Halliburton’s move comes in the wake of announcements by many large shale producers that they will be dramatically cutting their own capital budgets in 2020. Already this week, we have seen the following:

• Pioneer Natural Resources is cutting its oil drilling rig count in half over the next two months. This will lower its active rig count in the Permian Basin from 22 to 11 and also cut its number of contracted completion crews from 6 to either 2 or 3;
• EOG Resources, another major Permian producer and the largest oil producer in the Eagle Ford Shale, plans to cut its 2020 capital budget by 31%;
• Permian producer Concho Resources is cutting spending by between $600 million and $800 million for 2020, reducing its capital budget for the year to $2 billion.

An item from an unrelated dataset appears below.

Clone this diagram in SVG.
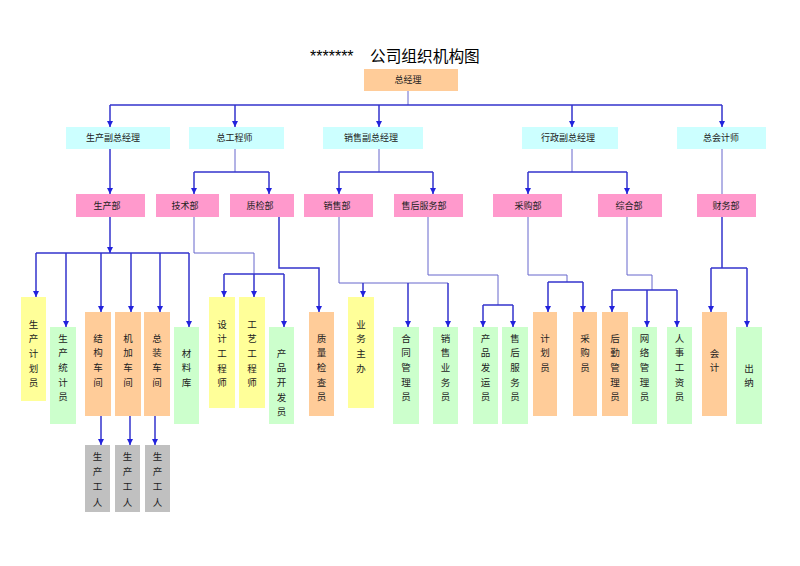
<svg xmlns="http://www.w3.org/2000/svg" width="800" height="566" viewBox="0 0 800 566">
<style>
.t{font-family:"Noto Sans CJK SC","Liberation Sans",sans-serif;font-size:9px;fill:#222;text-anchor:middle}
.v{font-family:"Noto Sans CJK SC","Liberation Sans",sans-serif;font-size:9.5px;fill:#222;text-anchor:middle}
.pe{fill:#FFCC99}.cy{fill:#CCFFFF}.pk{fill:#FF99CC}.ye{fill:#FFFF99}.gr{fill:#CCFFCC}.gy{fill:#C0C0C0}
.k{fill:none;stroke:#3333CC;stroke-width:1.5}
.n{fill:none;stroke:#6666CC;stroke-width:1}
.a{marker-end:url(#ar)}
</style>
<defs>
<marker id="ar" markerUnits="userSpaceOnUse" markerWidth="7" markerHeight="7" refX="6" refY="3" orient="auto"><path d="M0,0 L6,3 L0,6 z" fill="#2222DD"/></marker>
</defs>
<rect width="800" height="566" fill="#fff"/>
<g id="title">
<text x="310" y="62" font-family="Liberation Sans,sans-serif" font-size="16" fill="#000">*******</text>
<text x="370" y="62" font-family="Noto Sans CJK SC,Liberation Sans,sans-serif" font-size="15.7" fill="#000">公司组织机构图</text>
</g>
<g id="connectors">
<path class="n" d="M408,91 V105"/>
<path class="k" d="M110,105 H722"/>
<path class="k a" d="M110,105 V127"/><path class="k a" d="M235,105 V127"/><path class="k a" d="M379,105 V127"/><path class="k a" d="M572,105 V127"/><path class="k a" d="M722,105 V127"/>
<path class="k a" d="M110,149 V194"/>
<path class="n" d="M235,149 V172"/><path class="k" d="M194,172 H269"/><path class="k a" d="M194,172 V194"/><path class="k a" d="M269,172 V194"/>
<path class="n" d="M379,149 V172"/><path class="k" d="M339,172 H433"/><path class="k a" d="M339,172 V194"/><path class="k a" d="M433,172 V194"/>
<path class="n" d="M572,149 V172"/><path class="k" d="M528,172 H627"/><path class="k a" d="M528,172 V194"/><path class="k a" d="M627,172 V194"/>
<path class="n" d="M722,149 V194"/>
<path class="k a" d="M110,217 V253"/><path class="k" d="M36,253 H189"/>
<path class="k a" d="M36,253 V297"/><path class="k a" d="M66,253 V327"/><path class="k a" d="M101,253 V312"/><path class="k a" d="M131,253 V312"/><path class="k a" d="M160,253 V312"/><path class="k a" d="M189,253 V327"/>
<path class="k a" d="M101,416 V445"/><path class="k a" d="M130,416 V445"/><path class="k a" d="M155,416 V445"/>
<path class="n" d="M194,217 V253 H254 V274"/><path class="k" d="M224,274 H284"/>
<path class="k a" d="M224,274 V297"/><path class="k a" d="M254,274 V297"/><path class="k a" d="M284,274 V327"/>
<path class="k a" d="M279,217 V268 H319 V312"/>
<path class="n" d="M339,217 V283 H448"/>
<path class="k a" d="M363,283 V297"/><path class="k a" d="M408,283 V327"/><path class="k a" d="M448,283 V327"/>
<path class="n" d="M428,217 V275 H498 V305"/><path class="k" d="M483,305 H513"/><path class="k a" d="M483,305 V327"/><path class="k a" d="M513,305 V327"/>
<path class="n" d="M528,217 V275 H567 V282"/><path class="k" d="M548,282 H583"/><path class="k a" d="M548,282 V312"/><path class="k a" d="M583,282 V312"/>
<path class="n" d="M627,217 V275 H652 V290"/><path class="k" d="M612,290 H677"/><path class="k a" d="M612,290 V312"/><path class="k a" d="M647,290 V327"/><path class="k a" d="M677,290 V327"/>
<path class="k" d="M722,217 V268"/><path class="k" d="M711,268 H747"/><path class="k a" d="M711,268 V312"/><path class="k a" d="M747,268 V327"/>
</g>
<g id="zongjingli"><rect class="pe" x="364" y="69" width="94" height="22"/><text class="t" x="408" y="83">总经理</text></g>
<g id="scfzjl"><rect class="cy" x="66" y="127" width="104" height="22"/><text class="t" x="113" y="141">生产副总经理</text></g>
<g id="zgcs"><rect class="cy" x="189" y="127" width="95" height="22"/><text class="t" x="234.5" y="141">总工程师</text></g>
<g id="xsfzjl"><rect class="cy" x="323" y="127" width="100" height="22"/><text class="t" x="371" y="141">销售副总经理</text></g>
<g id="xzfzjl"><rect class="cy" x="522" y="127" width="96" height="22"/><text class="t" x="568" y="141">行政副总经理</text></g>
<g id="zkjs"><rect class="cy" x="677" y="127" width="89" height="22"/><text class="t" x="721" y="141">总会计师</text></g>
<g id="scb"><rect class="pk" x="76" y="194" width="69" height="23"/><text class="t" x="107" y="209">生产部</text></g>
<g id="jsb"><rect class="pk" x="156" y="194" width="63" height="23"/><text class="t" x="185" y="209">技术部</text></g>
<g id="zjb"><rect class="pk" x="230" y="194" width="64" height="23"/><text class="t" x="260" y="209">质检部</text></g>
<g id="xsb"><rect class="pk" x="304" y="194" width="69" height="23"/><text class="t" x="337" y="209">销售部</text></g>
<g id="shfwb"><rect class="pk" x="394" y="194" width="69" height="23"/><text class="t" x="424" y="209">售后服务部</text></g>
<g id="cgb"><rect class="pk" x="493" y="194" width="69" height="23"/><text class="t" x="528" y="209">采购部</text></g>
<g id="zhb"><rect class="pk" x="598" y="194" width="64" height="23"/><text class="t" x="629" y="209">综合部</text></g>
<g id="cwb"><rect class="pk" x="697" y="194" width="59" height="23"/><text class="t" x="726" y="209">财务部</text></g>
<g id="scjhy"><rect class="ye" x="21" y="297" width="25" height="104"/><text class="v" y="327.5"><tspan x="33.5">生</tspan><tspan x="33.5" dy="14.7">产</tspan><tspan x="33.5" dy="14.7">计</tspan><tspan x="33.5" dy="14.7">划</tspan><tspan x="33.5" dy="14.7">员</tspan></text></g>
<g id="sctjy"><rect class="gr" x="50" y="327" width="26" height="97"/><text class="v" y="341.5"><tspan x="63">生</tspan><tspan x="63" dy="14.7">产</tspan><tspan x="63" dy="14.7">统</tspan><tspan x="63" dy="14.7">计</tspan><tspan x="63" dy="14.7">员</tspan></text></g>
<g id="jgcj"><rect class="pe" x="85" y="312" width="26" height="104"/><text class="v" y="341.5"><tspan x="98">结</tspan><tspan x="98" dy="14.7">构</tspan><tspan x="98" dy="14.7">车</tspan><tspan x="98" dy="14.7">间</tspan></text></g>
<g id="jjcj"><rect class="pe" x="115" y="312" width="26" height="104"/><text class="v" y="341.5"><tspan x="128">机</tspan><tspan x="128" dy="14.7">加</tspan><tspan x="128" dy="14.7">车</tspan><tspan x="128" dy="14.7">间</tspan></text></g>
<g id="zzcj"><rect class="pe" x="144" y="312" width="26" height="104"/><text class="v" y="341.5"><tspan x="157">总</tspan><tspan x="157" dy="14.7">装</tspan><tspan x="157" dy="14.7">车</tspan><tspan x="157" dy="14.7">间</tspan></text></g>
<g id="clk"><rect class="gr" x="174" y="327" width="25" height="97"/><text class="v" y="356.5"><tspan x="186.5">材</tspan><tspan x="186.5" dy="14.7">料</tspan><tspan x="186.5" dy="14.7">库</tspan></text></g>
<g id="sjgcs"><rect class="ye" x="209" y="297" width="26" height="111"/><text class="v" y="327.5"><tspan x="222">设</tspan><tspan x="222" dy="14.7">计</tspan><tspan x="222" dy="14.7">工</tspan><tspan x="222" dy="14.7">程</tspan><tspan x="222" dy="14.7">师</tspan></text></g>
<g id="gygcs"><rect class="ye" x="239" y="297" width="26" height="111"/><text class="v" y="327.5"><tspan x="252">工</tspan><tspan x="252" dy="14.7">艺</tspan><tspan x="252" dy="14.7">工</tspan><tspan x="252" dy="14.7">程</tspan><tspan x="252" dy="14.7">师</tspan></text></g>
<g id="cpkfy"><rect class="gr" x="269" y="327" width="25" height="97"/><text class="v" y="356.5"><tspan x="281.5">产</tspan><tspan x="281.5" dy="14.7">品</tspan><tspan x="281.5" dy="14.7">开</tspan><tspan x="281.5" dy="14.7">发</tspan><tspan x="281.5" dy="14.7">员</tspan></text></g>
<g id="zljcy"><rect class="pe" x="309" y="312" width="25" height="104"/><text class="v" y="341.5"><tspan x="321.5">质</tspan><tspan x="321.5" dy="14.7">量</tspan><tspan x="321.5" dy="14.7">检</tspan><tspan x="321.5" dy="14.7">查</tspan><tspan x="321.5" dy="14.7">员</tspan></text></g>
<g id="ywzb"><rect class="ye" x="348" y="297" width="26" height="111"/><text class="v" y="327.5"><tspan x="361">业</tspan><tspan x="361" dy="14.7">务</tspan><tspan x="361" dy="14.7">主</tspan><tspan x="361" dy="14.7">办</tspan></text></g>
<g id="htgly"><rect class="gr" x="393" y="327" width="26" height="97"/><text class="v" y="341.5"><tspan x="406">合</tspan><tspan x="406" dy="14.7">同</tspan><tspan x="406" dy="14.7">管</tspan><tspan x="406" dy="14.7">理</tspan><tspan x="406" dy="14.7">员</tspan></text></g>
<g id="xsywy"><rect class="gr" x="433" y="327" width="25" height="97"/><text class="v" y="341.5"><tspan x="445.5">销</tspan><tspan x="445.5" dy="14.7">售</tspan><tspan x="445.5" dy="14.7">业</tspan><tspan x="445.5" dy="14.7">务</tspan><tspan x="445.5" dy="14.7">员</tspan></text></g>
<g id="cpfyy"><rect class="gr" x="473" y="327" width="25" height="97"/><text class="v" y="341.5"><tspan x="485.5">产</tspan><tspan x="485.5" dy="14.7">品</tspan><tspan x="485.5" dy="14.7">发</tspan><tspan x="485.5" dy="14.7">运</tspan><tspan x="485.5" dy="14.7">员</tspan></text></g>
<g id="shfwy"><rect class="gr" x="502" y="327" width="26" height="97"/><text class="v" y="341.5"><tspan x="515">售</tspan><tspan x="515" dy="14.7">后</tspan><tspan x="515" dy="14.7">服</tspan><tspan x="515" dy="14.7">务</tspan><tspan x="515" dy="14.7">员</tspan></text></g>
<g id="jhy"><rect class="pe" x="533" y="312" width="24" height="104"/><text class="v" y="341.5"><tspan x="545">计</tspan><tspan x="545" dy="14.7">划</tspan><tspan x="545" dy="14.7">员</tspan></text></g>
<g id="cgy"><rect class="pe" x="573" y="312" width="24" height="104"/><text class="v" y="341.5"><tspan x="585">采</tspan><tspan x="585" dy="14.7">购</tspan><tspan x="585" dy="14.7">员</tspan></text></g>
<g id="hqgly"><rect class="pe" x="602" y="312" width="26" height="104"/><text class="v" y="341.5"><tspan x="615">后</tspan><tspan x="615" dy="14.7">勤</tspan><tspan x="615" dy="14.7">管</tspan><tspan x="615" dy="14.7">理</tspan><tspan x="615" dy="14.7">员</tspan></text></g>
<g id="wlgly"><rect class="gr" x="632" y="327" width="25" height="97"/><text class="v" y="341.5"><tspan x="644.5">网</tspan><tspan x="644.5" dy="14.7">络</tspan><tspan x="644.5" dy="14.7">管</tspan><tspan x="644.5" dy="14.7">理</tspan><tspan x="644.5" dy="14.7">员</tspan></text></g>
<g id="rsgzy"><rect class="gr" x="667" y="327" width="25" height="97"/><text class="v" y="341.5"><tspan x="679.5">人</tspan><tspan x="679.5" dy="14.7">事</tspan><tspan x="679.5" dy="14.7">工</tspan><tspan x="679.5" dy="14.7">资</tspan><tspan x="679.5" dy="14.7">员</tspan></text></g>
<g id="kj"><rect class="pe" x="702" y="312" width="25" height="104"/><text class="v" y="356.5"><tspan x="714.5">会</tspan><tspan x="714.5" dy="14.7">计</tspan></text></g>
<g id="cn"><rect class="gr" x="736" y="327" width="26" height="97"/><text class="v" y="371.5"><tspan x="749">出</tspan><tspan x="749" dy="14.7">纳</tspan></text></g>
<g id="scgr1"><rect class="gy" x="85" y="445" width="25" height="67"/><text class="v" y="459.5"><tspan x="97.5">生</tspan><tspan x="97.5" dy="15.4">产</tspan><tspan x="97.5" dy="15.4">工</tspan><tspan x="97.5" dy="15.4">人</tspan></text></g>
<g id="scgr2"><rect class="gy" x="115" y="445" width="25" height="67"/><text class="v" y="459.5"><tspan x="127.5">生</tspan><tspan x="127.5" dy="15.4">产</tspan><tspan x="127.5" dy="15.4">工</tspan><tspan x="127.5" dy="15.4">人</tspan></text></g>
<g id="scgr3"><rect class="gy" x="145" y="445" width="25" height="67"/><text class="v" y="459.5"><tspan x="157.5">生</tspan><tspan x="157.5" dy="15.4">产</tspan><tspan x="157.5" dy="15.4">工</tspan><tspan x="157.5" dy="15.4">人</tspan></text></g>
</svg>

These major cuts in capital spending, coming on the heels of earlier announcements by fellow shale producers ExxonMobil, Marathon Oil and Apache Corporation, will have significant impacts on service companies like Halliburton. The slowing of the upstream sector and the overall economy will also inevitably impact pipeline companies and refiners, who are already cutting volume output of refined products due to falling demand.

In this industry, everything, including the pain, flows downstream. Sadly, the flow is just beginning.